How many times, over and under, will Cory Dugan have to explain what hapax legomena is at the opening Friday night for "Hapax Legomena"? "Fifty times," he says.
According to Wikipedia, because I certainly did not know, hapax legomena (sing. hapax legomenon) is a word that occurs only once within a context, either in the written record of an entire language, in the works of an author, or in a single text.
The paintings and video of the exhibition use hapax legomena from texts such as John Donne's Holy Sonnets, Samuel Beckett's Waiting for Godot, and the complete dramatic works of Shakespeare. However, Dugan is quick to point out there is much debate among academics whether Shakespeare is using a hapax or a nonce, meaning a made up word. "Aren't all words made up?" I ask. "It is a little esoteric," he says. I wonder what the over and under is for the number of people who actually debate that. We can keep it at 50.

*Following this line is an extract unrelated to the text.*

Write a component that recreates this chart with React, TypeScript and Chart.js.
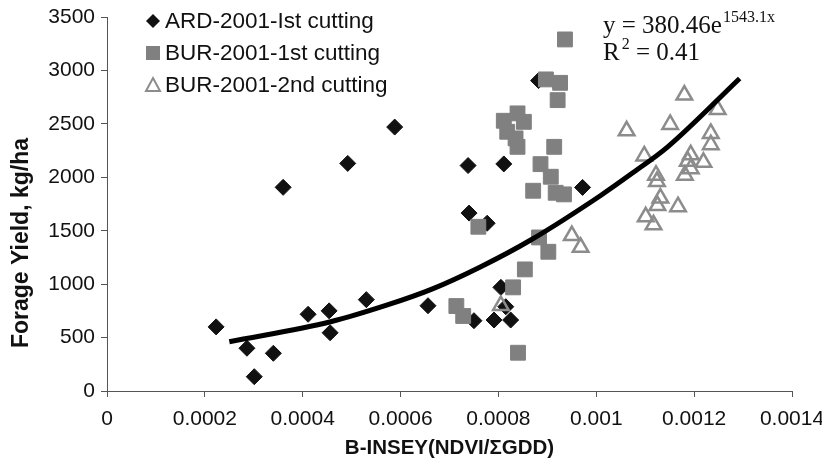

With the Shakespeare text, Dugan created his first video art piece, incorporating elements from Orson Welles' Othello. "The dramas seemed to suggest it; Shakespeare needed it," Dugan added.
He also uses specific books in the Hebrew Christian New Testament, but Dugan states, "I do not know what the words are. It is completely visual to me."
Well, that got me wondering, how does one find out the hapax legomena of a text if you do not even know the language? "There is an app for that," Dugan says. Of course.